Profile Theatre has a new Artistic Director at its helm in Adriana Baer. Adriana and I met when she was in grad school at Columbia and I worked with her on several projects in NY. She was offered this job last spring and when I decided to move to Portland this summer I reached out to her. Luckily enough, she asked me to audition for Blood Knot’s director, and I was offered the role. It’s a great opportunity to introduce myself to the Portland Theatre Community and I’m grateful.
  • What is life like for you out in Oregon? Are you working on any additional projects at the moment? Care to share with us?
I’m still figuring it out. Winter in Portland is pretty tough with all the rain. Weather was a huge factor in my decision to leave NY, so we’ll see if I can tough it out. My main reason for coming to Portland was to be able to marry my love for the outdoors with a theatre lifestyle. I’ve been able to go snowboarding quite a few times throughout the winter, and did a lot of camping, fishing, and golfing in late summer after I moved here. I have a feeling it’s going to be a pretty good fit. Regardless of how much I miss my Wide Eyed family!
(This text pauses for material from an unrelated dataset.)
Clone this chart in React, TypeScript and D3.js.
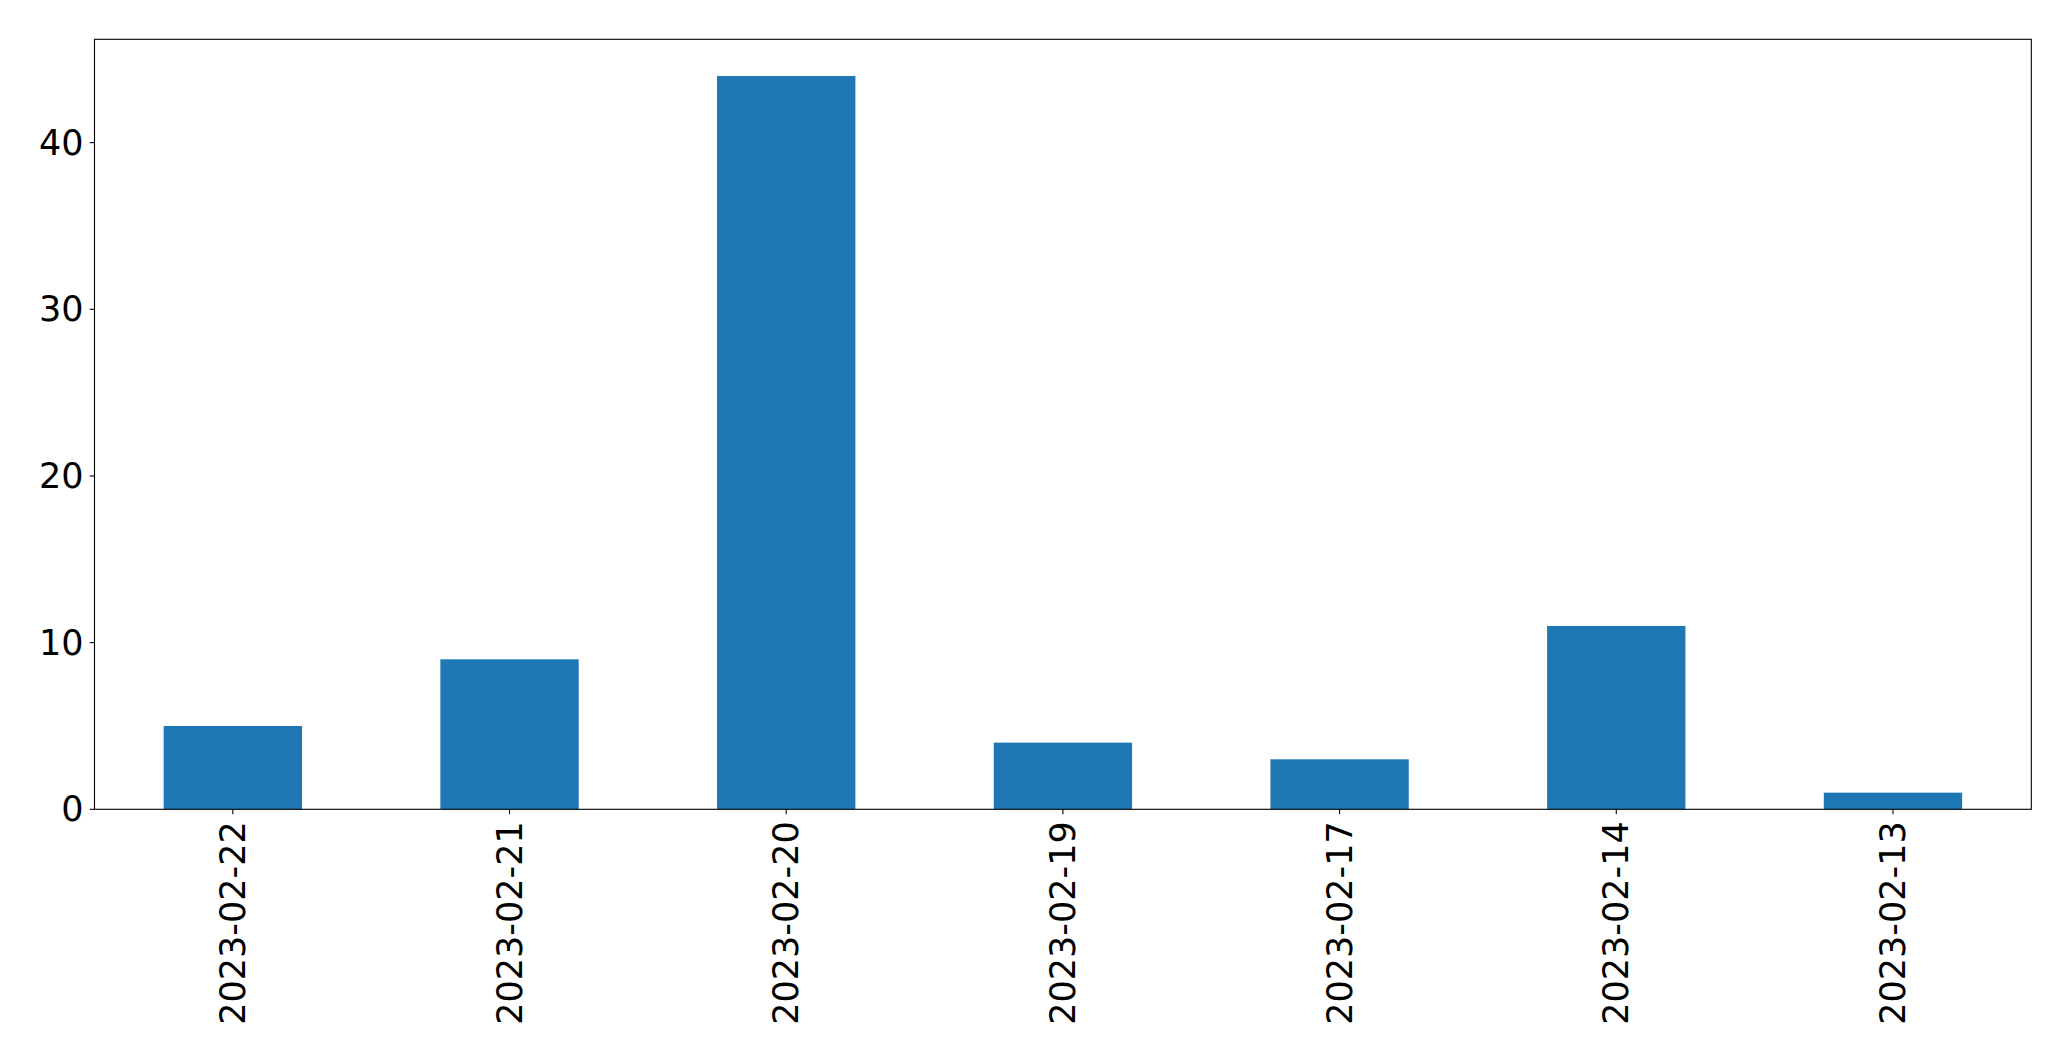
import React from "react";
import * as d3 from "d3";

const categories = ["2023-02-22", "2023-02-21", "2023-02-20", "2023-02-19", "2023-02-17", "2023-02-14", "2023-02-13"];
const values = [5, 9, 44, 4, 3, 11, 1];
const yTicks = [0, 10, 20, 30, 40];

const W = 2071;
const H = 1061;
const M = { left: 94.5, right: 2031.3, top: 39.3, bottom: 809.3 };
const FONT = "DejaVu Sans, sans-serif";
const FS = 35;

export default function App() {
  const x = d3.scaleBand<string>().domain(categories).range([M.left, M.right]).paddingInner(0.5).paddingOuter(0.25);
  const y = d3.scaleLinear().domain([0, d3.max(values)! * 1.05]).range([M.bottom, M.top]);
  return (
    <svg width={W} height={H} style={{ position: "absolute", left: 0, top: 0, background: "#fff" }}>
      {categories.map((c, i) => (
        <rect key={c} x={x(c)} y={y(values[i])} width={x.bandwidth()} height={y(0) - y(values[i])} fill="#1f77b4" />
      ))}
      <rect x={M.left} y={M.top} width={M.right - M.left} height={M.bottom - M.top} fill="none" stroke="#000" strokeWidth={1.1} />
      {yTicks.map((t) => (
        <g key={t}>
          <line x1={M.left - 4.9} x2={M.left} y1={y(t)} y2={y(t)} stroke="#000" strokeWidth={1.1} />
          <text x={M.left - 11} y={y(t)} textAnchor="end" dominantBaseline="central" fontFamily={FONT} fontSize={FS} fill="#000">
            {t}
          </text>
        </g>
      ))}
      {categories.map((c) => {
        const cx = x(c)! + x.bandwidth() / 2;
        return (
          <g key={c}>
            <line x1={cx} x2={cx} y1={M.bottom} y2={M.bottom + 4.9} stroke="#000" strokeWidth={1.1} />
            <text
              transform={`translate(${cx},${M.bottom + 12}) rotate(-90)`}
              textAnchor="end"
              dominantBaseline="central"
              fontFamily={FONT}
              fontSize={FS}
              fill="#000"
            >
              {c}
            </text>
          </g>
        );
      })}
    </svg>
  );
}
As soon as Blood Knot closes, I’m going to Colorado to co-direct a production of Medea at the University of Northern Colorado. Very excited to work on that! Aaaaaand…High Plains, a play that Wide Eyed produced [The Prairie Plays, 2010], has been invited to Edinburgh in August! When I saw the playwright (Brian Watkins) perform this play in NYFringe ’09, I immediately fell in love with it and his writing. Brian called me last fall and told me he wanted to take it to Edinburgh and asked if I’d be interested in taking on the role of Jake. I leapt at the opportunity, and now it’s really happening! We’ll be doing 23 performances in an underground vault space known as Iron Belly. We also just booked some preview performances in NY right before we leave this summer. They’ll be on Sunday, July 28th at 7 and 9pm at Jimmy’s no. 43! Come check it out!